- Born: 5 December 1954 (age 71)
- Education: St Anne's College, Oxford
- Occupations: Businessperson and lawyer

= Irene Dorner =

American businesswoman (born 1954)

Irene Mitchell Dorner (born 5 December 1954) was the former president, CEO and managing director of HSBC North America Holdings Inc. and HSBC USA. In 2014, she retired from her 32-year career at HSBC. A qualified barrister at law, during her career Dorner worked in a range of roles in the United Kingdom and internationally. She was the first woman CEO of HSBC, Malaysia.

As well as being chairman of Control Risks, she is a non-executive director of Rolls-Royce and AXA

==Education and career==
Dorner attended Whitley Bay Grammar School and St Anne's College, Oxford where she received an MA in jurisprudence in 1976. She was called to the bar at Middle Temple in 1977. She is an Honorary Fellow of St Anne's College, Oxford.

Dorner began her career in 1982 as an in-house lawyer at the merchant banking arm of Midland Bank, which was later acquired by HSBC. At HSBC, she was also the chief operating officer of treasury and capital markets and general manager of marketing and human resources. In 2007, she was appointed deputy chairman and CEO HSBC Bank Malaysia Berhad. In 2011, Dorner was appointed to run the US operations of HSBC. At the helm of HSBC during 2013's money laundering scandal, she's said "One of the things that I am trying to get through to our entire bank is I would rather you walked away from a piece of business that has a question mark next to it than do it in order to boost your bottom line. I am looking for sustainability." Dorner retired from HSBC in 2014.

In 2012, she was named the Most Powerful Woman in Banking by American Banker. In 2013, she was named as one of the 25 Most Powerful Women On Wall Street by Business Insider.

While she is now a vocal advocate for advancing women in business and finance, she recognizes that this advocacy could have begun earlier. “I only realized what was happening when I was 50, because there I was, making my way in the unconscious rules,” Dorner said. “I really do think the next push has got to come from the senior middle-management women who must stand up and be counted on this earlier than I did.”

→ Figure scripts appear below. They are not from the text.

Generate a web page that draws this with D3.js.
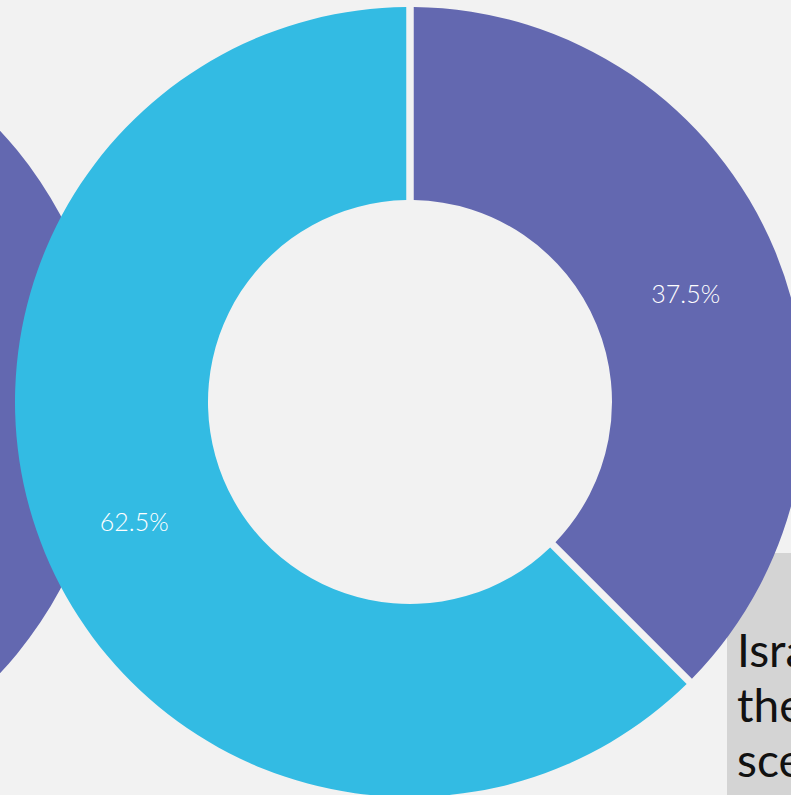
<!DOCTYPE html>
<html>
<head>
<meta charset="utf-8">
<script src="https://cdn.jsdelivr.net/npm/d3@7"></script>
<style>
  html, body { margin: 0; padding: 0; background: #f2f2f2; overflow: hidden; }
  svg { display: block; }
</style>
</head>
<body>
<svg id="chart" width="791" height="795"></svg>
<script>
// Share of responses for the featured donut (clockwise from 12 o'clock)
const categories = ["Group A", "Group B"];
const shares = [37.5, 62.5];
const shareLabels = ["37.5%", "62.5%"];
const colors = ["#6368b0", "#33bbe3"];

// Neighbouring donut on the slide, mostly out of frame
const neighbourShares = [50, 50];

// Caption panel lines
const captionLines = ["Israel", "the", "scenario"];

const W = 791, H = 795;
const svg = d3.select("#chart");

svg.append("rect").attr("width", W).attr("height", H).attr("fill", "#f2f2f2");

// Caption panel sits underneath the donuts
const caption = svg.append("g");
caption.append("rect")
  .attr("x", 727).attr("y", 553)
  .attr("width", W - 727).attr("height", H - 553)
  .attr("fill", "#d4d4d4");
caption.selectAll("text")
  .data(captionLines)
  .join("text")
  .attr("x", 737)
  .attr("y", (d, i) => 667 + i * 55)
  .attr("font-family", "Lato, 'Open Sans', sans-serif")
  .attr("font-size", 46)
  .attr("fill", "#111")
  .text(d => d);

const outerR = 395, innerR = 202;
const pie = d3.pie().sort(null).value(d => d);
const color = d3.scaleOrdinal().domain(d3.range(shares.length)).range(colors);

// Neighbour donut (left)
const left = svg.append("g").attr("transform", "translate(-290,402)");
left.selectAll("path")
  .data(pie(neighbourShares))
  .join("path")
  .attr("d", d3.arc().innerRadius(innerR).outerRadius(397))
  .attr("fill", (d, i) => color(i));

// Featured donut: constant-width gaps between slices
const arc = d3.arc()
  .innerRadius(innerR).outerRadius(outerR)
  .padRadius(100).padAngle(0.075);
const labelArc = d3.arc().innerRadius(innerR).outerRadius(outerR);

const g = svg.append("g").attr("transform", "translate(410,402)");
const arcs = pie(shares);
g.selectAll("path")
  .data(arcs)
  .join("path")
  .attr("d", arc)
  .attr("fill", (d, i) => color(i));

g.selectAll("text")
  .data(arcs)
  .join("text")
  .attr("transform", d => `translate(${labelArc.centroid(d)})`)
  .attr("text-anchor", "middle")
  .attr("dominant-baseline", "central")
  .attr("dy", "0.2em")
  .attr("font-family", "Lato, 'Open Sans', sans-serif")
  .attr("font-weight", 300)
  .attr("font-size", 25)
  .attr("fill", "#ffffff")
  .text((d, i) => shareLabels[i]);
</script>
</body>
</html>
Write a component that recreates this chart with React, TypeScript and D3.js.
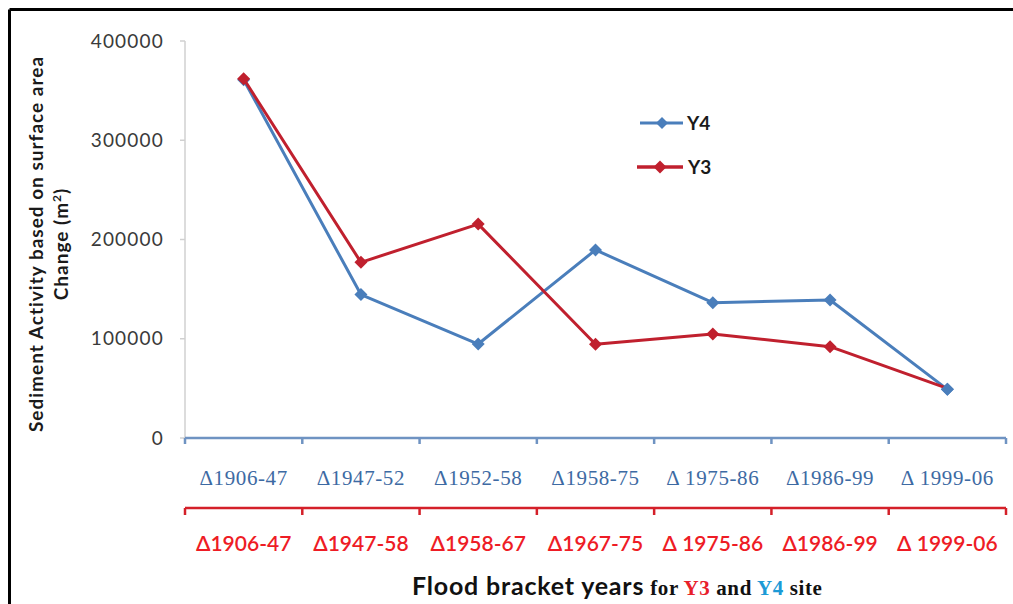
import React from "react";
import * as d3 from "d3";

const blueCategories = ["Δ1906-47", "Δ1947-52", "Δ1952-58", "Δ1958-75", "Δ 1975-86", "Δ1986-99", "Δ 1999-06"];
const redCategories = ["Δ1906-47", "Δ1947-58", "Δ1958-67", "Δ1967-75", "Δ 1975-86", "Δ1986-99", "Δ 1999-06"];
const y4Values = [361000, 144500, 94700, 189500, 136300, 139000, 49000];
const y3Values = [362000, 177000, 215500, 94400, 104800, 92000, 50000];
const yTicks = [0, 100000, 200000, 300000, 400000];

const W = 1013, H = 604;
const left = 185, right = 1006, top = 41, bottom = 438;
const BLUE = "#4a7ebb";
const RED = "#c0202e";
const BLUE_TXT = "#3d6aa3";
const RED_TXT = "#ee1c25";

export default function App() {
  const idx = d3.range(blueCategories.length);
  const xBand = d3.scaleBand<number>().domain(idx).range([left, right]).padding(0);
  const xc = (i: number) => (xBand(i) as number) + xBand.bandwidth() / 2;
  const y = d3.scaleLinear().domain([0, 400000]).range([bottom, top]);
  const line = d3.line<number>().x((_, i) => xc(i)).y((v) => y(v));
  const diamond = (cx: number, cy: number, r: number) =>
    `M${cx},${cy - r}L${cx + r},${cy}L${cx},${cy + r}L${cx - r},${cy}Z`;
  const boundaries = d3.range(blueCategories.length + 1).map((i) =>
    i < blueCategories.length ? (xBand(i) as number) : right
  );
  const redAxisY = 508;
  const serif = "'Liberation Serif', 'Times New Roman', serif";
  const sans = "Lato, 'Open Sans', sans-serif";

  return (
    <div style={{ position: "fixed", left: 0, top: 0, width: W, height: H, background: "#fff" }}>
      <svg width={W} height={H} style={{ display: "block" }}>
        <rect x={0} y={0} width={W} height={H} fill="#fff" />
        {/* frame */}
        <line x1={9.5} y1={9.5} x2={W} y2={9.5} stroke="#000" strokeWidth={3} />
        <line x1={9.5} y1={9.5} x2={9.5} y2={H} stroke="#000" strokeWidth={3} />

        {/* y axis */}
        <line x1={left} y1={top} x2={left} y2={bottom} stroke="#d0d0d0" strokeWidth={1.5} />
        {yTicks.map((t) => (
          <g key={t}>
            <line x1={left - 5} x2={left} y1={y(t)} y2={y(t)} stroke="#d0d0d0" strokeWidth={1.5} />
            <text x={164} y={y(t)} dy="0.35em" textAnchor="end" fontFamily={sans}
              fontSize={19} letterSpacing={1.2} fill="#3a3a3a">{t}</text>
          </g>
        ))}

        {/* blue x axis */}
        <line x1={left} x2={right} y1={bottom} y2={bottom} stroke="#6f93c2" strokeWidth={2.5} />
        {boundaries.map((bx, i) => (
          <line key={"bt" + i} x1={bx} x2={bx} y1={bottom} y2={bottom + 6} stroke="#6f93c2" strokeWidth={2.5} />
        ))}
        {blueCategories.map((c, i) => (
          <text key={"bl" + i} x={xc(i)} y={478} dy="0.35em" textAnchor="middle"
            fontFamily={serif} fontSize={21} letterSpacing={0.6} fill={BLUE_TXT}>{c}</text>
        ))}

        {/* red x axis */}
        <line x1={left} x2={right} y1={redAxisY} y2={redAxisY} stroke="#d42029" strokeWidth={2.5} />
        {boundaries.map((bx, i) => (
          <line key={"rt" + i} x1={bx} x2={bx} y1={redAxisY} y2={redAxisY + 7} stroke="#d42029" strokeWidth={2.5} />
        ))}
        {redCategories.map((c, i) => (
          <text key={"rl" + i} x={xc(i)} y={544} dy="0.35em" textAnchor="middle"
            fontFamily={sans} fontWeight={600} fontSize={21} fill={RED_TXT}>{c}</text>
        ))}

        {/* series */}
        <path d={line(y4Values) || ""} fill="none" stroke={BLUE} strokeWidth={3} strokeLinejoin="round" />
        {y4Values.map((v, i) => (
          <path key={"bm" + i} d={diamond(xc(i), y(v), 6.5)} fill={BLUE} />
        ))}
        <path d={line(y3Values) || ""} fill="none" stroke={RED} strokeWidth={3} strokeLinejoin="round" />
        {y3Values.map((v, i) =>
          i < y3Values.length - 1 ? <path key={"rm" + i} d={diamond(xc(i), y(v), 6.5)} fill={RED} /> : null
        )}
        {/* last blue marker sits on top in the reference */}
        <path d={diamond(xc(y4Values.length - 1), y(y4Values[y4Values.length - 1]), 6.5)} fill={BLUE} />

        {/* legend */}
        <line x1={640} x2={683} y1={123} y2={123} stroke={BLUE} strokeWidth={3} />
        <path d={diamond(662, 123, 6)} fill={BLUE} />
        <text x={687} y={123} dy="0.36em" fontFamily={sans} fontWeight={700} fontSize={19} fill="#1a1a1a">Y4</text>
        <line x1={637} x2={683} y1={167} y2={167} stroke={RED} strokeWidth={3.5} />
        <path d={diamond(660, 167, 6.5)} fill={RED} />
        <text x={688} y={167} dy="0.36em" fontFamily={sans} fontWeight={700} fontSize={19} fill="#1a1a1a">Y3</text>

        {/* y title */}
        <g transform="translate(43,244) rotate(-90)">
          <text x={0} y={0} textAnchor="middle" fontFamily={sans} fontWeight={700} fontSize={19} letterSpacing={1.0} fill="#1a1a1a">
            Sediment Activity based on surface area
          </text>
          <text x={0} y={25} textAnchor="middle" fontFamily={sans} fontWeight={700} fontSize={19} letterSpacing={1.0} fill="#1a1a1a">
            Change (m<tspan dy={-7} fontSize={12}>2</tspan><tspan dy={7}>)</tspan>
          </text>
        </g>

        {/* x title */}
        <text x={412} y={595} fontFamily={sans} fontWeight={700} fontSize={25} letterSpacing={0.8} fill="#111">
          Flood bracket years
          <tspan fontFamily={serif} fontSize={21} letterSpacing={0.6} dx={6}>for </tspan>
          <tspan fontFamily={serif} fontSize={21} letterSpacing={0.6} fill="#e8202a">Y3</tspan>
          <tspan fontFamily={serif} fontSize={21} letterSpacing={0.6}> and </tspan>
          <tspan fontFamily={serif} fontSize={21} letterSpacing={0.6} fill="#1c9ad6">Y4</tspan>
          <tspan fontFamily={serif} fontSize={21} letterSpacing={0.6}> site</tspan>
        </text>
      </svg>
    </div>
  );
}
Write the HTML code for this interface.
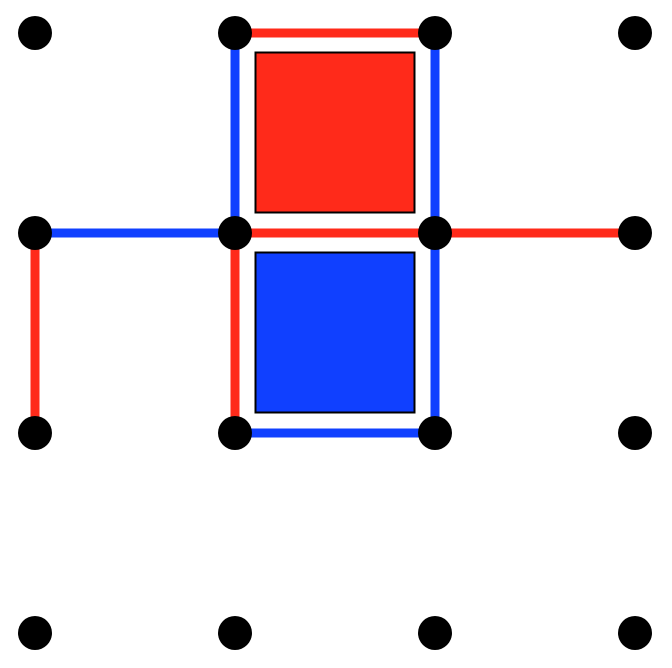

Dorner suffered from ovarian cancer, but after six months of chemotherapy and surgery she became cancer free in 2012.

She took over as chairwoman of Virgin Money UK on 31 March 2018. This appointment created the first all-female leadership team at a major British bank, with Jayne-Anne Gadhia acting as chief executive officer.

In July 2019, it was announced Dorner would succeed Kevin Beeston as non-executive chair of Taylor Wimpey from 26 February 2020. Dorner is to step down after the company's April 2023 AGM, and will be replaced by former Land Securities executive Robert Noel.